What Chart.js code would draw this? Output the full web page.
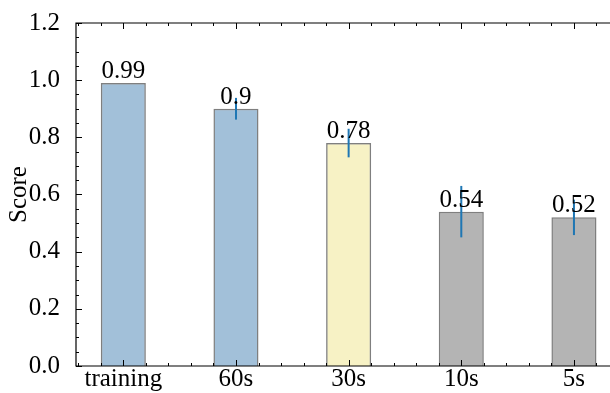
<!DOCTYPE html>
<html>
<head>
<meta charset="utf-8">
<script src="https://cdn.jsdelivr.net/npm/chart.js@4.4.1/dist/chart.umd.min.js"></script>
<style>
  html, body { margin: 0; padding: 0; background: #fff; overflow: hidden; }
  #wrap { width: 610px; height: 393px; position: relative; }
</style>
</head>
<body>
<div id="wrap"><canvas id="scoreChart"></canvas></div>
<script>
const categories = ['training', '60s', '30s', '10s', '5s'];
const scores = [0.99, 0.9, 0.78, 0.54, 0.52];
const errors = [0, 0.038, 0.05, 0.09, 0.062];
const valueLabels = ['0.99', '0.9', '0.78', '0.54', '0.52'];
const yTicks = [0, 0.2, 0.4, 0.6, 0.8, 1.0, 1.2];

const barColors = ['rgba(70,130,180,0.5)', 'rgba(70,130,180,0.5)', 'rgba(240,230,140,0.5)', 'rgba(105,105,105,0.5)', 'rgba(105,105,105,0.5)'];
const edgeColors = 'rgba(0,0,0,0.5)';
const errColor = '#1f77b4';
const serif = 'Liberation Serif';
const fontSize = 25;

const chartElement = document.getElementById('scoreChart');

// error bars, value labels, inward ticks (right side of the frame is cut off in the original)
const extras = {
    id: 'extras',
    afterDatasetsDraw(chart) {
        const ctx = chart.ctx;
        const y = chart.scales.y;
        const meta = chart.getDatasetMeta(0);
        ctx.save();
        meta.data.forEach((bar, i) => {
            if (errors[i] > 0) {
                ctx.strokeStyle = errColor;
                ctx.lineWidth = 2;
                ctx.beginPath();
                ctx.moveTo(bar.x, y.getPixelForValue(scores[i] - errors[i]));
                ctx.lineTo(bar.x, y.getPixelForValue(scores[i] + errors[i]));
                ctx.stroke();
            }
        });
        ctx.fillStyle = '#000';
        ctx.font = fontSize + 'px "' + serif + '"';
        ctx.textAlign = 'center';
        ctx.textBaseline = 'alphabetic';
        meta.data.forEach((bar, i) => {
            ctx.fillText(valueLabels[i], bar.x, bar.y - 5);
        });
        ctx.restore();
    },
    afterDraw(chart) {
        const ctx = chart.ctx;
        const a = chart.chartArea;
        const x = chart.scales.x;
        const y = chart.scales.y;
        ctx.save();
        ctx.strokeStyle = '#000';
        ctx.lineWidth = 1;
        ctx.beginPath();
        for (let k = 0; k <= 24; k++) {
            const py = Math.round(y.getPixelForValue(k * 0.05)) + 0.5;
            const len = k % 4 === 0 ? 6 : 3;
            ctx.moveTo(a.left, py); ctx.lineTo(a.left + len, py);
        }
        for (let k = -2; k <= 21; k++) {
            const px = Math.round(x.getPixelForValue(k * 0.2)) + 0.5;
            const len = k % 5 === 0 ? 6 : 3;
            ctx.moveTo(px, a.bottom); ctx.lineTo(px, a.bottom - len);
            ctx.moveTo(px, a.top); ctx.lineTo(px, a.top + len);
        }
        ctx.stroke();
        ctx.lineWidth = 1.2;
        ctx.beginPath();
        ctx.moveTo(a.right + 2, a.top);
        ctx.lineTo(a.left, a.top);
        ctx.lineTo(a.left, a.bottom);
        ctx.lineTo(a.right + 2, a.bottom);
        ctx.stroke();
        ctx.restore();
    }
};

new Chart(chartElement, {
    type: 'bar',
    data: {
        datasets: [{
            data: scores.map((s, i) => ({ x: i, y: s })),
            backgroundColor: barColors,
            borderColor: edgeColors,
            borderWidth: 1.5,
            barPercentage: 0.4,
            categoryPercentage: 1.0
        }]
    },
    options: {
        responsive: true,
        maintainAspectRatio: false,
        animation: false,
        layout: { padding: { top: 15, right: 0, left: 0, bottom: 0 } },
        plugins: { legend: { display: false }, tooltip: { enabled: false } },
        scales: {
            x: {
                type: 'linear',
                offset: false,
                min: -0.42,
                max: 4.32,
                grid: { display: false, offset: false },
                border: { display: false },
                afterFit: scale => { scale.height = 27; },
                afterBuildTicks: scale => {
                    scale.ticks = categories.map((c, i) => ({ value: i }));
                },
                ticks: {
                    autoSkip: false,
                    maxRotation: 0,
                    padding: -10,
                    color: '#000',
                    font: { family: serif, size: fontSize },
                    callback: v => categories[v]
                }
            },
            y: {
                min: 0,
                max: 1.2,
                grid: { display: false },
                border: { display: false },
                afterFit: scale => { scale.width = 76; },
                afterBuildTicks: scale => {
                    scale.ticks = yTicks.map(v => ({ value: v }));
                },
                ticks: {
                    padding: 8,
                    color: '#000',
                    font: { family: serif, size: fontSize },
                    callback: v => v.toFixed(1)
                },
                title: {
                    display: true,
                    text: 'Score',
                    color: '#000',
                    font: { family: serif, size: fontSize },
                    padding: { top: 4, bottom: 0 }
                }
            }
        }
    },
    plugins: [extras]
});
</script>
</body>
</html>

Given exercise =>
Leave out any pictures, please, and quote only the lines from the top of the data through the line that contains "const chartElement = document.getElementById('scoreChart');".

Full answer =>
What Chart.js code would draw this? Output the full web page.
<!DOCTYPE html>
<html>
<head>
<meta charset="utf-8">
<script src="https://cdn.jsdelivr.net/npm/chart.js@4.4.1/dist/chart.umd.min.js"></script>
<style>
  html, body { margin: 0; padding: 0; background: #fff; overflow: hidden; }
  #wrap { width: 610px; height: 393px; position: relative; }
</style>
</head>
<body>
<div id="wrap"><canvas id="scoreChart"></canvas></div>
<script>
const categories = ['training', '60s', '30s', '10s', '5s'];
const scores = [0.99, 0.9, 0.78, 0.54, 0.52];
const errors = [0, 0.038, 0.05, 0.09, 0.062];
const valueLabels = ['0.99', '0.9', '0.78', '0.54', '0.52'];
const yTicks = [0, 0.2, 0.4, 0.6, 0.8, 1.0, 1.2];

const barColors = ['rgba(70,130,180,0.5)', 'rgba(70,130,180,0.5)', 'rgba(240,230,140,0.5)', 'rgba(105,105,105,0.5)', 'rgba(105,105,105,0.5)'];
const edgeColors = 'rgba(0,0,0,0.5)';
const errColor = '#1f77b4';
const serif = 'Liberation Serif';
const fontSize = 25;

const chartElement = document.getElementById('scoreChart');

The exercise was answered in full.